In case it's not obvious, the change in the above vs. the original example is force a fully-qualified reference via a leading dot:

7c7
<   map<string, FooEntry> foo = 1;
---
>   map<string, .FooEntry> foo = 1;

jhump avatar Aug 15 '22 18:08 jhump

@jhump my apologies for not carefully reading the initial example.

You are entirely correct that the two message types are in different namespaces.

The problem is that the lookup is occurring from the nested scope. So the first candidate for AEntry that is found is the generated map entry type.

This can be solved by adding package qualifiers on the value type in the map field declaration.

For the example above add a '.' to get the global namespace message AEntry like this:

syntax = "proto3"; // also happens on proto2

message AEntry {}

message Container {
    map<uint32, .AEntry> a = 1;
}

Or, in an example with a declared package:

syntax = "proto3"; // also happens on proto2

package pkg;

message AEntry {}

message Container {
    map<uint32, pkg.AEntry> a = 1;
}

I would argue that this is very subtle and users shouldn't have to know about map implementation details to fix this issue. Name mangling would solve the original situation as well as the example given by @elharo (which has no namespacing workaround).

googleberg avatar Aug 15 '22 18:08 googleberg

the example given by @elharo (which has no namespacing workaround).

@googleberg, were you referring to this example? https://github.com/protocolbuffers/protobuf/issues/9520#issuecomment-1175080496

While that is a little annoying, at least the error message is comprehensible. I think the more egregious issue with the original example is that the error message is confusing and misleading (incorrect even).

Name mangling, like as is done with synthetic oneofs for proto3 optional, would indeed help. However, it isn't perfect since it would still be possible to name a user-defined type the same thing as the mangled name (even if highly unlikely). A more robust fix would be to alter the symbol resolution logic (when resolving relative references) to ignore synthetic map entry messages. A possible solution might be to use a mangled name with characters not otherwise allowed in an identifier. But this will mostly likely cause issues with runtimes that validate descriptors during initialization: when the embedded descriptors are initialized (such as to create "rich" descriptors around embedded descriptor proto data), they could choke on a name that appears to be invalid.
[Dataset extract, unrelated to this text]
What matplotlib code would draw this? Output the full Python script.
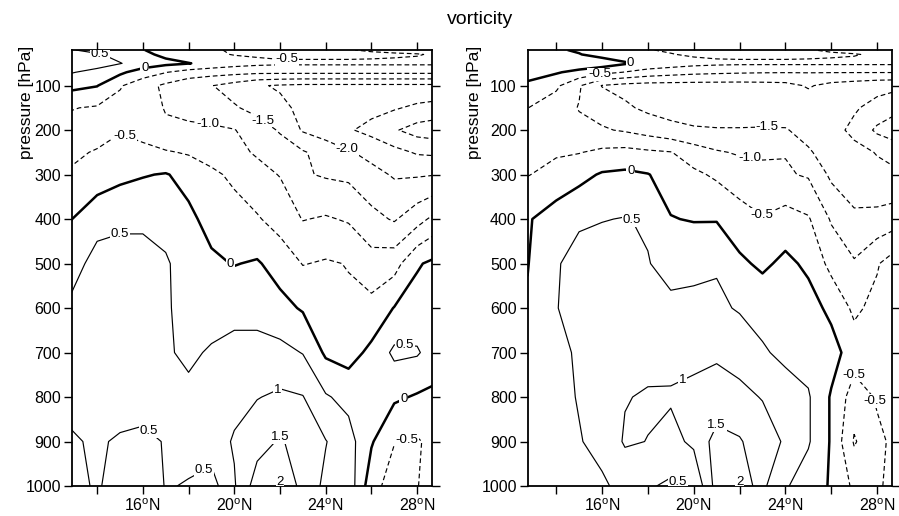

jhump avatar Aug 15 '22 18:08 jhump

I have encountered the same error. As a workaround, change MappingEntry to something like MappingE etc.

profcoconut avatar Oct 16 '23 12:10 profcoconut

We triage inactive PRs and issues in order to make it easier to find active work. If this issue should remain active or becomes active again, please add a comment.

This issue is labeled inactive because the last activity was over 90 days ago.

github-actions[bot] avatar Jan 29 '24 10:01 github-actions[bot]

Unless someone has fixed this, it should remain active. legitimate bug reports shouldn't be closed because the team is overloaded.

elharo avatar Jan 29 '24 11:01 elharo

We triage inactive PRs and issues in order to make it easier to find active work. If this issue should remain active or becomes active again, please add a comment.

This issue is labeled inactive because the last activity was over 90 days ago.

github-actions[bot] avatar Apr 30 '24 10:04 github-actions[bot]

This is still an issue

ergl avatar Apr 30 '24 10:04 ergl

We triage inactive PRs and issues in order to make it easier to find active work. If this issue should remain active or becomes active again, please add a comment.

This issue is labeled inactive because the last activity was over 90 days ago. This issue will be closed and archived after 14 additional days without activity.

github-actions[bot] avatar Jul 30 '24 10:07 github-actions[bot]

This is still an issue

ergl avatar Aug 12 '24 08:08 ergl

I've sent a documentation update out for review. I don't think that it will fully resolve the issue, but at least the behavior will be documented.

Logofile avatar Aug 12 '24 14:08 Logofile